Wednesday, June 9, 2010
You Can Run But You Can't Hide
I can't tell you how many times I go to write a post and think of Garrison Keillor saying, "It's been a quiet week in Lake Woebegon."
In fact, I do believe I've said, "It's been a quiet day in Lloydbegon," or something like that before.
When I started doing this blog I should have come up with a different name for Lloyd, I think. It's such a prosaic name. When people around here ask me where I'm from and I answer, "Lloyd," they often say, "I know I've seen that sign. Where IS Lloyd?"
And there's something nice about that- the fact that people who live fifteen miles down the road really don't know where Lloyd is. Sometimes I feel like Lloyd is one of those places time forgot and I love those places. Apalachicola is like that and so is the tiny village where I lived as a child. Roseland is it's name and although the area surrounding it has grown like a mushroom cloud, Roseland itself is almost exactly the same as it was fifty damn years ago although now some of the houses look better than they did then which is odd as they were only old shacks to begin with.
I guess I like the forgotten places. They used to advertise the area down near the coast here as "The Forgotten Coast" and that was true, too. Fishing villages still thrived and yes, there was tourism but it was a mild and mellow kind. No spring breakers, no giant condos, no outlet malls or titty bars, just miles of beautiful powdered white sand and sweet blue water.
Things got a little scary there during the big real estate boom but a hurricane or two and the real estate bust pretty much took care of that. Took care of a lot of things, not all of them good, especially for the fishermen.
Anyway, as some of you know, Mr. Moon and I share a little shacky place on a barrier island called Dog Island about two hours away from here with a friend and I guess Mr. Moon and I are going down there this weekend. I think we all feel as if we need to get to the beach while we still can. While the dolphins and turtles and ghost crabs and sea gulls and ospreys and fish and egrets and herons and sea slugs and horseshoe crabs are all still there. While the water is still clear, the sand is still white.
Shit. I almost want to pretend none of it's there at all because the thought of it being raped and ruined is more than I can bear. I swear, I think it's going to be like visiting a dear friend whom you know has a terminal illness. You want to see them before they leave but you know it's going to be the saddest thing you've ever done.
But. We're going. I'm going to the store tomorrow before I get Owen to pick up all the things we need. We can take a lot of things from the garden. We'll load up on water and we'll take some beer and juice and I'll make sure to have buttermilk for pancakes and sunscreen and bug repellent and everything I can think of for two days in what is a virtual wilderness, albeit one with electricity and running water.

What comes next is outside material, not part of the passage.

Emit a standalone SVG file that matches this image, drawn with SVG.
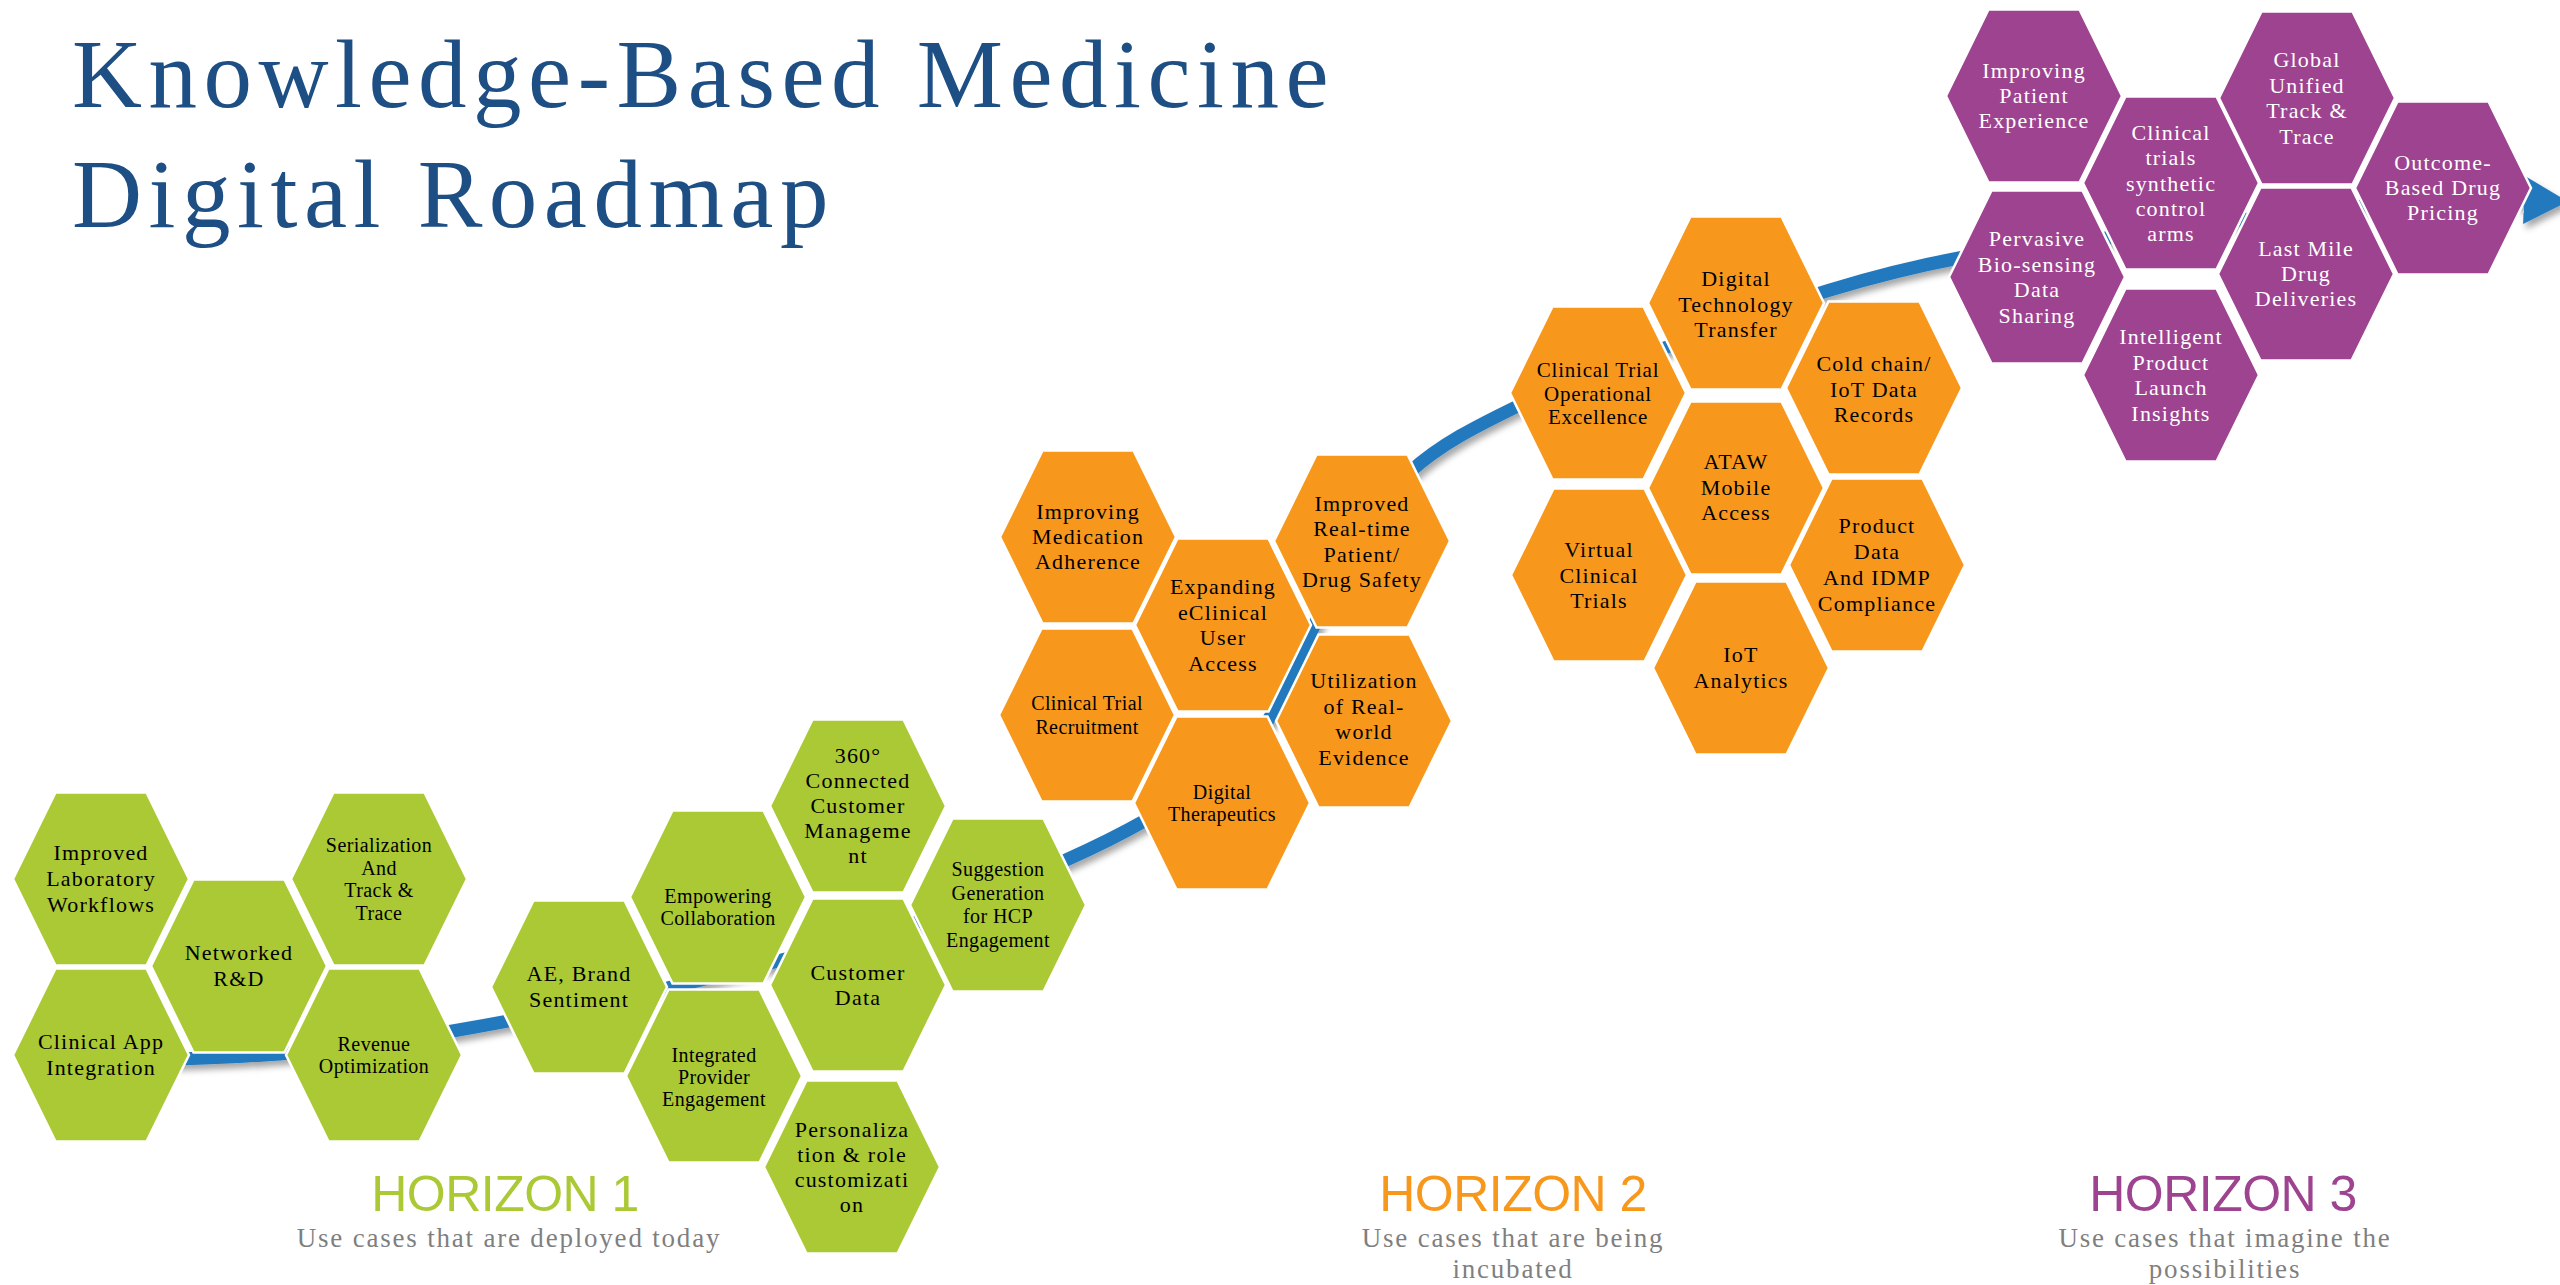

You can't drink the water but you can shower in it, flush the toilets with it.
We eat all our meals there on the back porch overlooking the bay and we watch the osprey dive for fish to take back to their enormous nests which they build balanced precariously in old pines and we listen to the water rolling up onto the shore and then back out again. We hear the wind whistling through the dunes and frequently we can hear the waves on the Gulf side of the island from where we sit.
We're just going for two nights but we're going. I haven't been to the island in a long, long time. I had some rather traumatic experiences there and then the plumbing got fucked up and Mr. Moon and our friend had to replace all the pipes but I hear everything is working again.
We can take care of problems which arise in the house on Dog Island but we won't be able to do a thing if the water starts becoming black or tar balls roll in or that whipped oil and water mess they say is of the consistency of peanut butter starts washing in.
Not a thing.
So I guess we need to go visit, take it while it's there for what it is, which is up until now, almost pristine, untouched beauty.
I'll take a camera.
I'll hope for avoidance of this particular death but I'm not betting the island house. Oh wait- the island house won't be worth shit once the oil hits the beach.
Ah lah. If only that were the worst of it.
Well. It's quiet tonight in Lloyd and that's what I'm thinking about. A weekend at The Forgotten Coast on an island no one has heard of.
My kind of place, I suppose. For now. For now.